When to Pursue Collections
The decision to pursue collections involves a cost-benefit analysis. Small debts under $1,000 may not justify legal fees unless you can use small claims court (where filing fees are modest and attorneys are optional). Larger debts — particularly those secured by contracts with clear terms — justify more aggressive pursuit. The critical factor is timing: the longer a debt goes unpaid, the less likely you are to collect. Invoices beyond 90 days overdue require immediate attention.
The Collections Process in Indiana
Demand Letters
Before filing suit, send a formal written demand letter. The letter should state the amount owed, the basis for the debt (contract, invoice, agreement), the deadline for payment, and the consequences of non-payment (including legal action and potential liability for attorney’s fees if your contract provides for them). A well-drafted demand letter resolves a significant percentage of collection matters without litigation.
Small Claims Court
For debts up to $10,000, Indiana small claims courts offer a faster, less expensive path to judgment. Filing fees are modest, procedures are simplified, and you can represent your business without an attorney (though having one improves your chances). Marion County operates nine township small claims courts; surrounding counties have their own small claims divisions.
Civil Litigation
For debts exceeding $10,000 or involving complex contractual disputes, civil litigation in Indiana’s circuit or superior courts is the appropriate venue. The process involves filing a complaint, serving the debtor, discovery, and potentially trial. Most collection cases settle before trial once the debtor recognizes the strength of the creditor’s position.
Post-Judgment Collection
Obtaining a judgment is only half the battle. Collecting on the judgment requires enforcement mechanisms: wage garnishment (limited to 25% of disposable earnings under Indiana law), bank account levies, property liens, and proceedings supplemental (where the court orders the debtor to appear and disclose assets). Judgment liens in Indiana last for 10 years and can be renewed.

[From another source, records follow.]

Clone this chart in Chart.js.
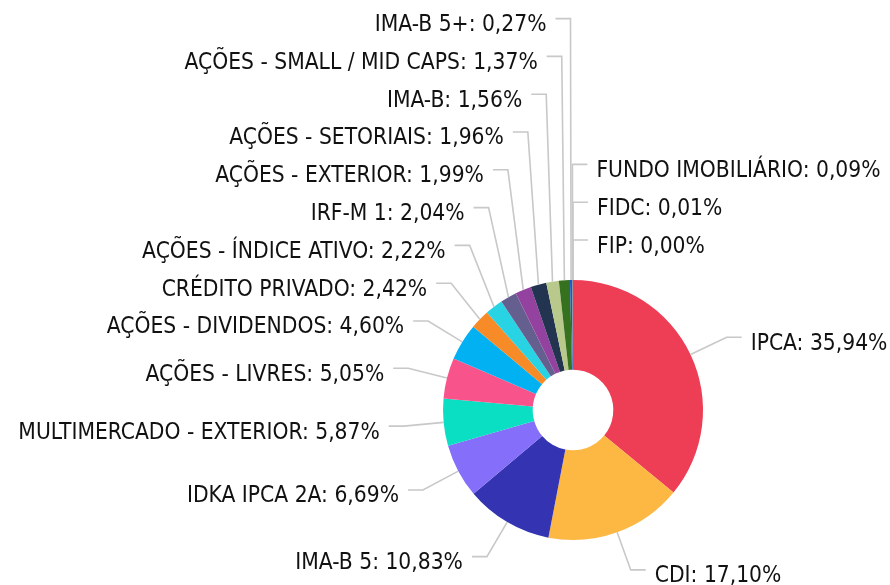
<!DOCTYPE html>
<html>
<head>
<meta charset="utf-8">
<script src="https://cdn.jsdelivr.net/npm/chart.js@4"></script>
<style>
  html, body { margin: 0; padding: 0; background: #ffffff; }
  #wrap { width: 890px; height: 585px; position: relative; }
</style>
</head>
<body>
<div id="wrap"><canvas id="c" width="890" height="585"></canvas></div>
<script>
const categories = [
  "IPCA", "CDI", "IMA-B 5", "IDKA IPCA 2A", "MULTIMERCADO - EXTERIOR",
  "AÇÕES - LIVRES", "AÇÕES - DIVIDENDOS", "CRÉDITO PRIVADO", "AÇÕES - ÍNDICE ATIVO",
  "IRF-M 1", "AÇÕES - EXTERIOR", "AÇÕES - SETORIAIS", "IMA-B",
  "AÇÕES - SMALL / MID CAPS", "IMA-B 5+", "FUNDO IMOBILIÁRIO", "FIDC", "FIP"
];
const values = [
  35.94, 17.10, 10.83, 6.69, 5.87,
  5.05, 4.60, 2.42, 2.22,
  2.04, 1.99, 1.96, 1.56,
  1.37, 0.27, 0.09, 0.01, 0.00
];
const colors = [
  "#EE3E55", "#FDB843", "#3434B2", "#846EFA", "#0ADFC3",
  "#F9538B", "#02B1F2", "#F68B27", "#28D4E3",
  "#655F90", "#93439F", "#22344F", "#B9C98C",
  "#35711F", "#1457D6", "#7A7A7A", "#999999", "#BBBBBB"
];

const FONT = '22.6px "DejaVu Sans Condensed", "DejaVu Sans", sans-serif';

function fmt(v) { return v.toFixed(2).replace('.', ',') + '%'; }

const outsideLabels = {
  id: 'outsideLabels',
  afterDatasetsDraw(chart) {
    const ctx = chart.ctx;
    const meta = chart.getDatasetMeta(0);
    const items = meta.data.map((arc, i) => {
      const p = arc.getProps(['x', 'y', 'startAngle', 'endAngle', 'outerRadius'], true);
      const mid = (p.startAngle + p.endAngle) / 2;
      const R = p.outerRadius;
      const Rl = R + 40;
      let t = (mid + Math.PI / 2) * 180 / Math.PI; // degrees clockwise from top
      t = ((t % 360) + 360) % 360;
      const right = Math.cos(mid) > -0.006;
      return {
        i, mid, cx: p.x, cy: p.y, R, right, t,
        ex: p.x + R * Math.cos(mid), ey: p.y + R * Math.sin(mid),
        lx: p.x + Rl * Math.cos(mid), ly: p.y + Rl * Math.sin(mid)
      };
    });
    const spacing = 37.8;
    const rightItems = items.filter(d => d.right);
    rightItems.sort((a, b) => {
      const ka = a.t > 180 ? a.t - 360 : a.t;
      const kb = b.t > 180 ? b.t - 360 : b.t;
      return kb - ka;
    });
    const leftItems = items.filter(d => !d.right).sort((a, b) => a.t - b.t);
    [rightItems, leftItems].forEach(list => {
      let prev = null;
      list.forEach(d => {
        if (prev !== null) d.ly = Math.min(d.ly, prev - spacing);
        prev = d.ly;
      });
    });
    ctx.save();
    ctx.strokeStyle = '#c8c8c8';
    ctx.lineWidth = 1.6;
    ctx.font = FONT;
    ctx.fillStyle = '#111111';
    ctx.textBaseline = 'alphabetic';
    items.forEach(d => {
      const dir = d.right ? 1 : -1;
      ctx.beginPath();
      ctx.moveTo(d.ex, d.ey);
      ctx.lineTo(d.lx, d.ly);
      ctx.lineTo(d.lx + dir * 15, d.ly);
      ctx.stroke();
      ctx.textAlign = d.right ? 'left' : 'right';
      ctx.fillText(categories[d.i] + ': ' + fmt(values[d.i]), d.lx + dir * 24, d.ly + 12.5);
    });
    ctx.restore();
  }
};

new Chart(document.getElementById('c'), {
  type: 'doughnut',
  data: {
    labels: categories,
    datasets: [{
      data: values,
      backgroundColor: colors,
      borderWidth: 0,
      hoverOffset: 0
    }]
  },
  options: {
    responsive: false,
    animation: false,
    cutout: '31%',
    layout: { padding: { left: 443, top: 280, right: 187, bottom: 45 } },
    plugins: {
      legend: { display: false },
      tooltip: { enabled: false },
      title: { display: false }
    }
  },
  plugins: [outsideLabels]
});
</script>
</body>
</html>
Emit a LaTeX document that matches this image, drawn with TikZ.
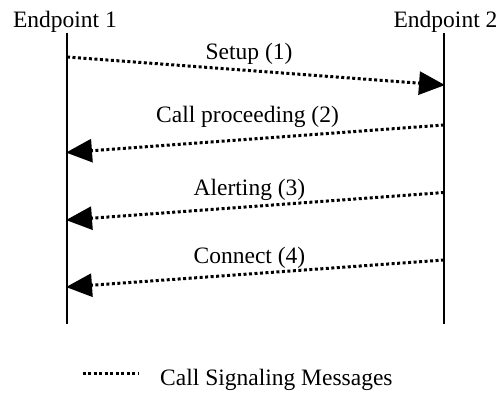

Preventing Collection Problems
The best collection strategy is prevention. Clear written contracts with defined payment terms, late payment penalties, and attorney’s fee provisions give you leverage before a dispute arises. Credit checks on new customers, progress billing for large projects, and prompt invoicing reduce the likelihood of non-payment. A contract that specifies the prevailing party recovers attorney’s fees transforms the economics of collection — the debtor pays your legal costs if you win.
Frequently Asked Questions
What is the statute of limitations on debt collection in Indiana?
For written contracts, six years from the date of breach (IC § 34-11-2-11). For open accounts and oral agreements, the period is shorter. Once the statute of limitations expires, you lose the legal right to sue for collection, though the debt itself doesn’t disappear.
Can I charge interest on unpaid invoices?
If your contract specifies an interest rate for late payments, Indiana courts will generally enforce it as long as it’s not unconscionable. Without a contractual provision, Indiana allows prejudgment interest at 8% per year on money owed under a written contract (IC § 24-4.6-1-102).
What can I collect beyond the original debt?
Depending on your contract terms and the court’s judgment, you may be able to collect the original debt, accrued interest, late fees, attorney’s fees (if your contract provides for them), and court costs. Without a contractual provision for attorney’s fees, Indiana follows the “American Rule” — each party pays their own attorney’s fees.